Oleh; H. Hannan Putra, Lc, MA*
*Pembina Sekolah Komunitas TAUD Semut-Semut Payakumbuh, Wakil Pimpinan Pesantren ICBS Payakumbuh, Ketua MUI Payakumbuh Selatan
Ketika kami belajar bahasa Arab di pesantren dulu, ada pembahasan tentang al-Asma'u al-Khamsah "الأَسْمَاءُ الخَمْسَةُ" (kata benda yang lima). Maksudnya, ada lima isim (kata benda) yang pada akhirnya terdapat huruf ilat sebagai tanda i’rab. Lima huruf itu adalah; أَبُو – أَخُوْ – حَمُو – فُوْ – ذُوْ
Seiring bertambahnya usia dan bobot pelajaran, belakangan kami baru tahu bahwa isim tersebut sebenarnya ada enam. Sebagaimana diterangkan dalam kitab Alfiyah Ibnu Malik, ada satu isim yang ternyata selama ini tidak disebut, yaitu هن. Jadi, isim itu bukan lagi khamsah (lima), tapi ada sittah (enam).

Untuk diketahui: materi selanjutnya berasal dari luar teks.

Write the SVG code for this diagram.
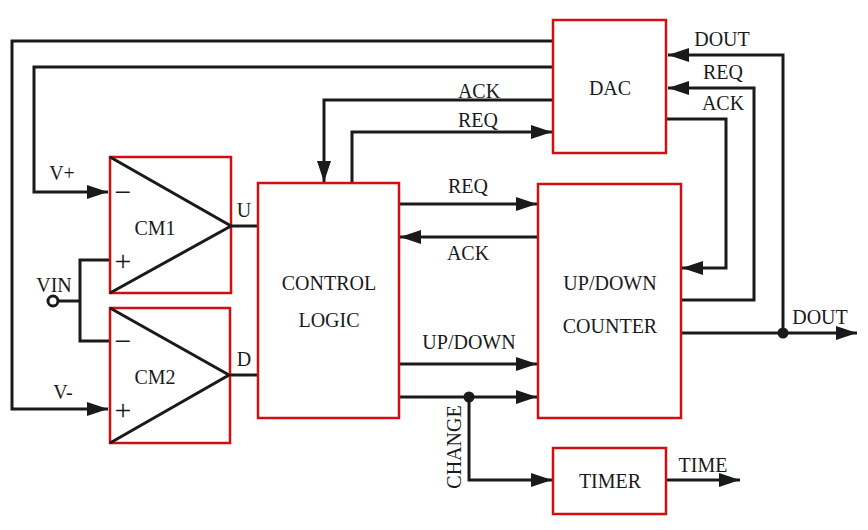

Pertanyaannya, mengapa هن tidak diajarkan saja sejak dari awal pembelajaran Bahasa Arab? Toh hanya menambah satu kata saja, bukan? Apa repotnya?
Dengan penuh hikmah, guru bahasa Arab kami pun menjelaskan. هن artinya (maaf) "kemaluan". Ketika diajarkan di usia kami yang masih belia, dikhawatirkan para santri akan menggunakan kata tersebut untuk kalimat yang tidak baik. Maka ditunda untuk mengajarkannya sampai para santri dewasa. Itupun, kata هن hanya diartikan "anu".
Lihatlah, betapa pola pendidikan Islam penuh dengan hikmah. Bahwa ilmu itu terintegrasi dan berimplikasi kepada akhlak. Kaidahnya, ilmu yang mulia juga harus disampaikan dengan bahasa yang mulia pula. Hal yang tabu dan memalukan jika terdengar kalimat-kalimat jorok dan cabul dalam lingkungan pendidikan Islam.
Hal yang sama juga kami dapati ketika belajar fiqh. Dari dahulu saya selalu menentang istilah jahiliyah yang mengatakan "fiqh bat*lanjang". Bahwa penggunakan bahasa yang vulgar, katanya, tidak bisa dihindari dalam pembahasan fiqh. Konyol saja ketika menyimak argumentasi mereka. Anda belum tahu saja. Coba datanglah ke pesantren kami. Kami bisa menyajikan pembahasan fiqh tanpa perlu menggunakan bahasa yang vulgar itu.
Bayangkan saja, ketika tumbuh di lingkungan pesantren, mendirikan pesantren, dan sekarang mengasuh pesantren. Maka menjadi hal yang mencengangkan dan memalukan bagi kami sebagai anak pesantren melihat demonstrasi yang dilaksanakan mahasiswa baru-baru ini. Saya tidak mengkritik esensi demonya, tapi bahasa yang ditampilkan mereka di poster-poster itu.
Jujur saja, saya yang membacanya saja risih. Apa mereka yang menulis dan memamerkan poster-poster itu tidak malu, ya? Bahkan poster-poster cabul itu dengan bangganya diusung oleh gadis-gadis berhijab. Pertanyaan selanjutnya, sebegitu bobrok-kah kualitas pendidikan kita hari ini?